** START OF GIVEN MATERIAL **

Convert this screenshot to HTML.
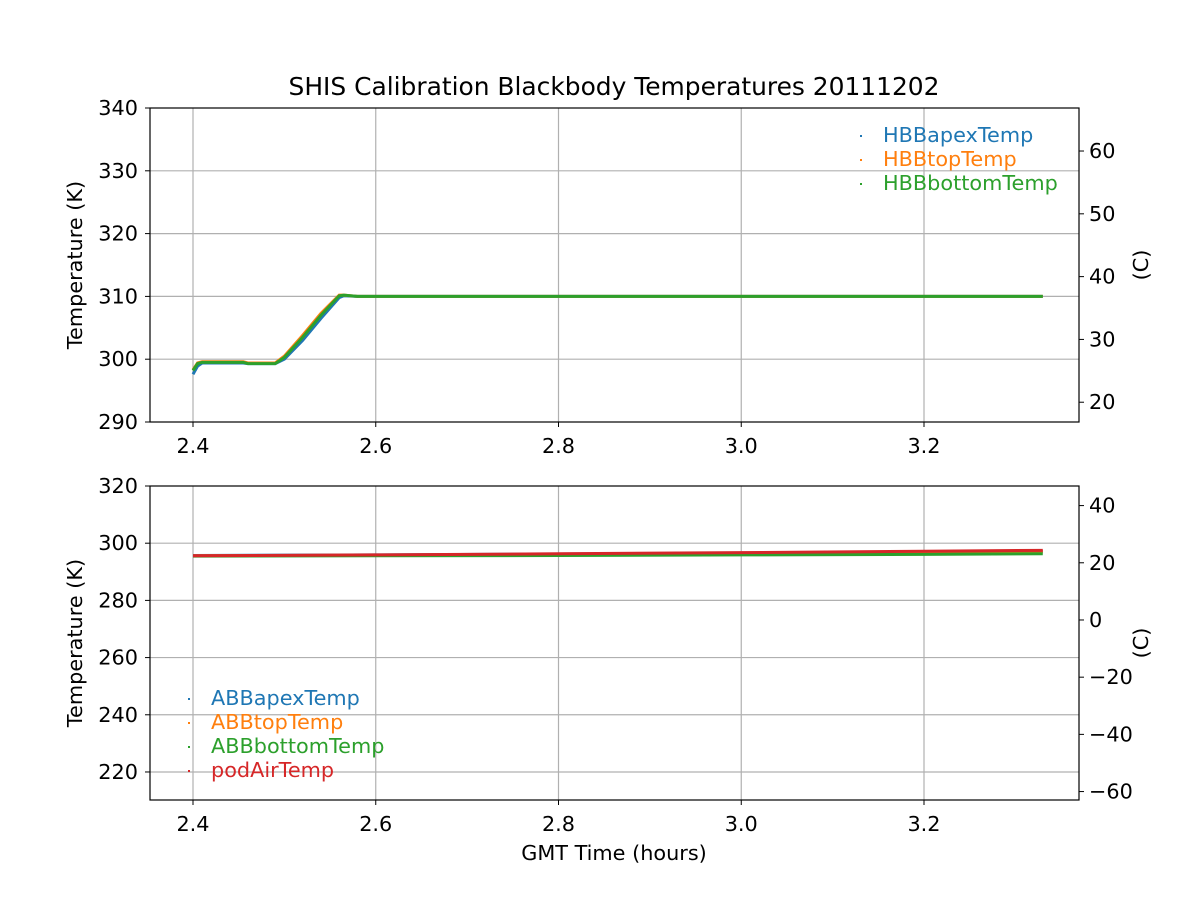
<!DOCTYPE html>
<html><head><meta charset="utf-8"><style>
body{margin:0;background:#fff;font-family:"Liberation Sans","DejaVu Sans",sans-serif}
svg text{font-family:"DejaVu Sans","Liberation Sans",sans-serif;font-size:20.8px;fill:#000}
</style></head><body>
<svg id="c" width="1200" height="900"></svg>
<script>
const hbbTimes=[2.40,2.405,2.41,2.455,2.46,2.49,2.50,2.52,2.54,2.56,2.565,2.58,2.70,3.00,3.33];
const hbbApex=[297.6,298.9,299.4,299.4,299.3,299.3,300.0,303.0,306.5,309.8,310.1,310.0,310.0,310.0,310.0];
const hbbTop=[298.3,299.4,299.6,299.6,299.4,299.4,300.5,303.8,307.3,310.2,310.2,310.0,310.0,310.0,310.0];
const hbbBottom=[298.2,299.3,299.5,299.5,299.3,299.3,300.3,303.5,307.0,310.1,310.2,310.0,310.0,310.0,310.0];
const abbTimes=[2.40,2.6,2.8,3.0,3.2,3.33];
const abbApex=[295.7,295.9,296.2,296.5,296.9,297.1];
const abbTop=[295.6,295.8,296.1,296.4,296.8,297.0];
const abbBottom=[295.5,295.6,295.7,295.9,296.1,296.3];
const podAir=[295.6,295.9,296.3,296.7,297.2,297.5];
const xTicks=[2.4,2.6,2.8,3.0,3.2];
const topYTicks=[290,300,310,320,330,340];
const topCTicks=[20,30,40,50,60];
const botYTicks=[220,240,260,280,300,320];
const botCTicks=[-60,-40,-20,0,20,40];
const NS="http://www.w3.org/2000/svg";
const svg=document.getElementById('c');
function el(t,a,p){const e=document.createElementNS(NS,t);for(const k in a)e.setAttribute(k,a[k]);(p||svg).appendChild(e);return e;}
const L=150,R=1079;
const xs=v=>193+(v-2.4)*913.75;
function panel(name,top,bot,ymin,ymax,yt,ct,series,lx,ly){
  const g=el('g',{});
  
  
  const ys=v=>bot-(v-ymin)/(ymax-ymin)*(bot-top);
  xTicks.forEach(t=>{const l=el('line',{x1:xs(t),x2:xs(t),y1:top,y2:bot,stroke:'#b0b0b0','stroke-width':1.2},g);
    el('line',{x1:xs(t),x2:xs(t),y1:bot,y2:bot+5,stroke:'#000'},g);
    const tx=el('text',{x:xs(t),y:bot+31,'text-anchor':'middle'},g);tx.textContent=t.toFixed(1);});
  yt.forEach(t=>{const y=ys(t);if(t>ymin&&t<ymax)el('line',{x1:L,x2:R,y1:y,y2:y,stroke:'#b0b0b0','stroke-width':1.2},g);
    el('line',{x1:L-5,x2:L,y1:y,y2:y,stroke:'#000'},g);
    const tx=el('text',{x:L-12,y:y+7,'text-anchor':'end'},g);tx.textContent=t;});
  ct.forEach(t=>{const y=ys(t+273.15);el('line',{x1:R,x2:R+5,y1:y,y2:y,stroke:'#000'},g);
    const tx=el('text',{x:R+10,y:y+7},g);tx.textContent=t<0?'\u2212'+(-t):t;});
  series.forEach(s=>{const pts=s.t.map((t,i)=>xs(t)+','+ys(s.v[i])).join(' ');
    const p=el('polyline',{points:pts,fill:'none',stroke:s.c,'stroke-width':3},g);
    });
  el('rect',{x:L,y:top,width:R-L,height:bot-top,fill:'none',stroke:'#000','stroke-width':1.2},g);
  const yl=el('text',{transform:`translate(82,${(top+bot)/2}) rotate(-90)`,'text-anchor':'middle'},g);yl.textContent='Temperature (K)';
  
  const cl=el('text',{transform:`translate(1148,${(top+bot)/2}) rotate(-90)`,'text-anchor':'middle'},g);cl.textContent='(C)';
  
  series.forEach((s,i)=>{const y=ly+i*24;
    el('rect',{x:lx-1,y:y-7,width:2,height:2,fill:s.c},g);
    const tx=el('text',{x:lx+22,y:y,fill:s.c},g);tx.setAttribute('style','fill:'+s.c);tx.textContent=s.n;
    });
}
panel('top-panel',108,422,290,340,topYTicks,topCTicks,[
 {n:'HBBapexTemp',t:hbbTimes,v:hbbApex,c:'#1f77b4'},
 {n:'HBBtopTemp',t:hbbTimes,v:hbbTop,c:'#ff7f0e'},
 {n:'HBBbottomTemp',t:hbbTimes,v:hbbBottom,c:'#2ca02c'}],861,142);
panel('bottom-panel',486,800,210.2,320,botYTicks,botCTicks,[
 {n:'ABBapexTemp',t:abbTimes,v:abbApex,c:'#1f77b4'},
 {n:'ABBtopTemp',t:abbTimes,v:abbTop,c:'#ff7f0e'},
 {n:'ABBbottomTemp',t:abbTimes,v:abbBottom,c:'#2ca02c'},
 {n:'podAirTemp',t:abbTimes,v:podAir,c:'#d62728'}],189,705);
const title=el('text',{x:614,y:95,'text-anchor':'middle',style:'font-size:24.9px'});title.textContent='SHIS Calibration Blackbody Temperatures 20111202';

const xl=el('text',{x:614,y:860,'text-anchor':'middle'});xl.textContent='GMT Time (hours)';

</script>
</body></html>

** END OF GIVEN MATERIAL **

**TASK TO CARRY OUT**
Every line of text is to be repeated exactly; pictures are left out.

**OUTPUT BELOW**
Convert this screenshot to HTML.
<!DOCTYPE html>
<html><head><meta charset="utf-8"><style>
body{margin:0;background:#fff;font-family:"Liberation Sans","DejaVu Sans",sans-serif}
svg text{font-family:"DejaVu Sans","Liberation Sans",sans-serif;font-size:20.8px;fill:#000}
</style></head><body>
<svg id="c" width="1200" height="900"></svg>
<script>
const hbbTimes=[2.40,2.405,2.41,2.455,2.46,2.49,2.50,2.52,2.54,2.56,2.565,2.58,2.70,3.00,3.33];
const hbbApex=[297.6,298.9,299.4,299.4,299.3,299.3,300.0,303.0,306.5,309.8,310.1,310.0,310.0,310.0,310.0];
const hbbTop=[298.3,299.4,299.6,299.6,299.4,299.4,300.5,303.8,307.3,310.2,310.2,310.0,310.0,310.0,310.0];
const hbbBottom=[298.2,299.3,299.5,299.5,299.3,299.3,300.3,303.5,307.0,310.1,310.2,310.0,310.0,310.0,310.0];
const abbTimes=[2.40,2.6,2.8,3.0,3.2,3.33];
const abbApex=[295.7,295.9,296.2,296.5,296.9,297.1];
const abbTop=[295.6,295.8,296.1,296.4,296.8,297.0];
const abbBottom=[295.5,295.6,295.7,295.9,296.1,296.3];
const podAir=[295.6,295.9,296.3,296.7,297.2,297.5];
const xTicks=[2.4,2.6,2.8,3.0,3.2];
const topYTicks=[290,300,310,320,330,340];
const topCTicks=[20,30,40,50,60];
const botYTicks=[220,240,260,280,300,320];
const botCTicks=[-60,-40,-20,0,20,40];
const NS="http://www.w3.org/2000/svg";
const svg=document.getElementById('c');
function el(t,a,p){const e=document.createElementNS(NS,t);for(const k in a)e.setAttribute(k,a[k]);(p||svg).appendChild(e);return e;}
const L=150,R=1079;
const xs=v=>193+(v-2.4)*913.75;
function panel(name,top,bot,ymin,ymax,yt,ct,series,lx,ly){
  const g=el('g',{});
  
  
  const ys=v=>bot-(v-ymin)/(ymax-ymin)*(bot-top);
  xTicks.forEach(t=>{const l=el('line',{x1:xs(t),x2:xs(t),y1:top,y2:bot,stroke:'#b0b0b0','stroke-width':1.2},g);
    el('line',{x1:xs(t),x2:xs(t),y1:bot,y2:bot+5,stroke:'#000'},g);
    const tx=el('text',{x:xs(t),y:bot+31,'text-anchor':'middle'},g);tx.textContent=t.toFixed(1);});
  yt.forEach(t=>{const y=ys(t);if(t>ymin&&t<ymax)el('line',{x1:L,x2:R,y1:y,y2:y,stroke:'#b0b0b0','stroke-width':1.2},g);
    el('line',{x1:L-5,x2:L,y1:y,y2:y,stroke:'#000'},g);
    const tx=el('text',{x:L-12,y:y+7,'text-anchor':'end'},g);tx.textContent=t;});
  ct.forEach(t=>{const y=ys(t+273.15);el('line',{x1:R,x2:R+5,y1:y,y2:y,stroke:'#000'},g);
    const tx=el('text',{x:R+10,y:y+7},g);tx.textContent=t<0?'\u2212'+(-t):t;});
  series.forEach(s=>{const pts=s.t.map((t,i)=>xs(t)+','+ys(s.v[i])).join(' ');
    const p=el('polyline',{points:pts,fill:'none',stroke:s.c,'stroke-width':3},g);
    });
  el('rect',{x:L,y:top,width:R-L,height:bot-top,fill:'none',stroke:'#000','stroke-width':1.2},g);
  const yl=el('text',{transform:`translate(82,${(top+bot)/2}) rotate(-90)`,'text-anchor':'middle'},g);yl.textContent='Temperature (K)';
  
  const cl=el('text',{transform:`translate(1148,${(top+bot)/2}) rotate(-90)`,'text-anchor':'middle'},g);cl.textContent='(C)';
  
  series.forEach((s,i)=>{const y=ly+i*24;
    el('rect',{x:lx-1,y:y-7,width:2,height:2,fill:s.c},g);
    const tx=el('text',{x:lx+22,y:y,fill:s.c},g);tx.setAttribute('style','fill:'+s.c);tx.textContent=s.n;
    });
}
panel('top-panel',108,422,290,340,topYTicks,topCTicks,[
 {n:'HBBapexTemp',t:hbbTimes,v:hbbApex,c:'#1f77b4'},
 {n:'HBBtopTemp',t:hbbTimes,v:hbbTop,c:'#ff7f0e'},
 {n:'HBBbottomTemp',t:hbbTimes,v:hbbBottom,c:'#2ca02c'}],861,142);
panel('bottom-panel',486,800,210.2,320,botYTicks,botCTicks,[
 {n:'ABBapexTemp',t:abbTimes,v:abbApex,c:'#1f77b4'},
 {n:'ABBtopTemp',t:abbTimes,v:abbTop,c:'#ff7f0e'},
 {n:'ABBbottomTemp',t:abbTimes,v:abbBottom,c:'#2ca02c'},
 {n:'podAirTemp',t:abbTimes,v:podAir,c:'#d62728'}],189,705);
const title=el('text',{x:614,y:95,'text-anchor':'middle',style:'font-size:24.9px'});title.textContent='SHIS Calibration Blackbody Temperatures 20111202';

const xl=el('text',{x:614,y:860,'text-anchor':'middle'});xl.textContent='GMT Time (hours)';

</script>
</body></html>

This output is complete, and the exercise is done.